Be the Cause

From a friend in Pakistan

Dear Bethecasue,org Team,

Greetings of peace and love from Pakistan.

Congratulation for holding such a constructive humanitarian awarness programme on 24th June. My prayers are with you on the same time for wounderful event.

Yuel Bhatti
Peace & Development Foundation
Pakistan

Evening in Africa Speech

Most folks from Be the Cause know that I don’t necessarily plan all my talks. But for this evening in Africa, because of the complexity of the continent, I thought it would be good to prepare something. I felt that the audience should know how poverty, women’s rights, health care, HIV/AIDS, corruption, culture and education all tie in together. So at 2:00 in the afternoon when I should have been getting ready to leave, I decided to go for a walk to think about what I would say. I thought to myself, I have to talk about third-world debt and how some African countries accumulated an exuberant amount of debt through unfair practices… and how crippling it is for these countries to now repay these loans back. I thought, I have to talk about Bono from U2 and how inspiring his work with one.org is. I thought to myself, I have to talk about Be the Cause and how a simple act of kindness three years ago has rippled far out into the community.

So as I’m thinking of what to say, I make a turn on my block and a woman comes to approach me. Then she turns away, and then approaches me again. She asks me “Are you busy right now?”. I obviously reply that I am free, after all the event is only in a few hours. She proceeds to tell me that her husband is lying on the floor of their house and cannot get up. He has been lying there for two hours and just got back from the hospital after a heart attack a few days ago. The husband is not allowing his wife to call the paramedics.

As I followed her into the house I thought to myself, anything can happen, I don’t even know who these people are. In that moment, I decided that whatever belonged to me, I would give away freely to these people.

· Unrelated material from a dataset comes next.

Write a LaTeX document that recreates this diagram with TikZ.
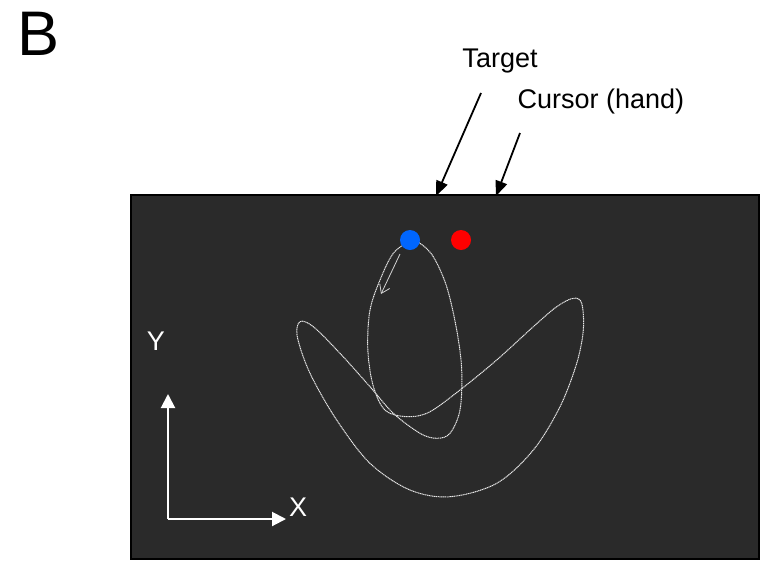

Sure enough, as we walked into the bedroom, her husband lay there on the floor. I could tell he was embarrassed as the only article of clothing he wore was a pair of boxers. His wife grabbed him from one side, I from another. Struggling, we were able to place the upper half of his body on the side of the bed. We then went for his legs and somehow twisted and maneuvered until he was finally safe in his bed.

As I left the house, I thought to myself, finally I have a story to tell. I walked around the block recounting the experience I had just had when the woman approached me again. This time all she said was a sincere “Thank You”. She proceed to ask me if I was friends with her neighbor “Mary Ann”. I knew Mary Ann and had walked with her before… it was in that moment that I realized that this experience on my block in sunny Southern California was related to the continent of Africa 9000 miles away.

In Kenya, several months ago, when a few of us were volunteering at a Medical Clinic, we were asked to give a presentation on who we were and what we were going to do in Kenya. At the presentation, we made it clear that we did not have anything to offer the people of Africa, but had much more to learn. In the rural town of Mbita, Kenya, all the locals knew each other by name, they left their doors unlocked and their kids roamed the streets with no fear. Many times we would find children playing in the streets with no adult supervision.

During that presentation, we confessed that in America, we did not even know the names of our neighbors.

This afternoon, around my block, a neighbor now knows me.

If we do not think of our neighbors as one of us, then we cannot help them. If we do not think of the people of Africa as one of us, then we cannot help them.

With the words of U2: “We’re one, but we’re not the same. We get to carry each other. Carry each other. One”.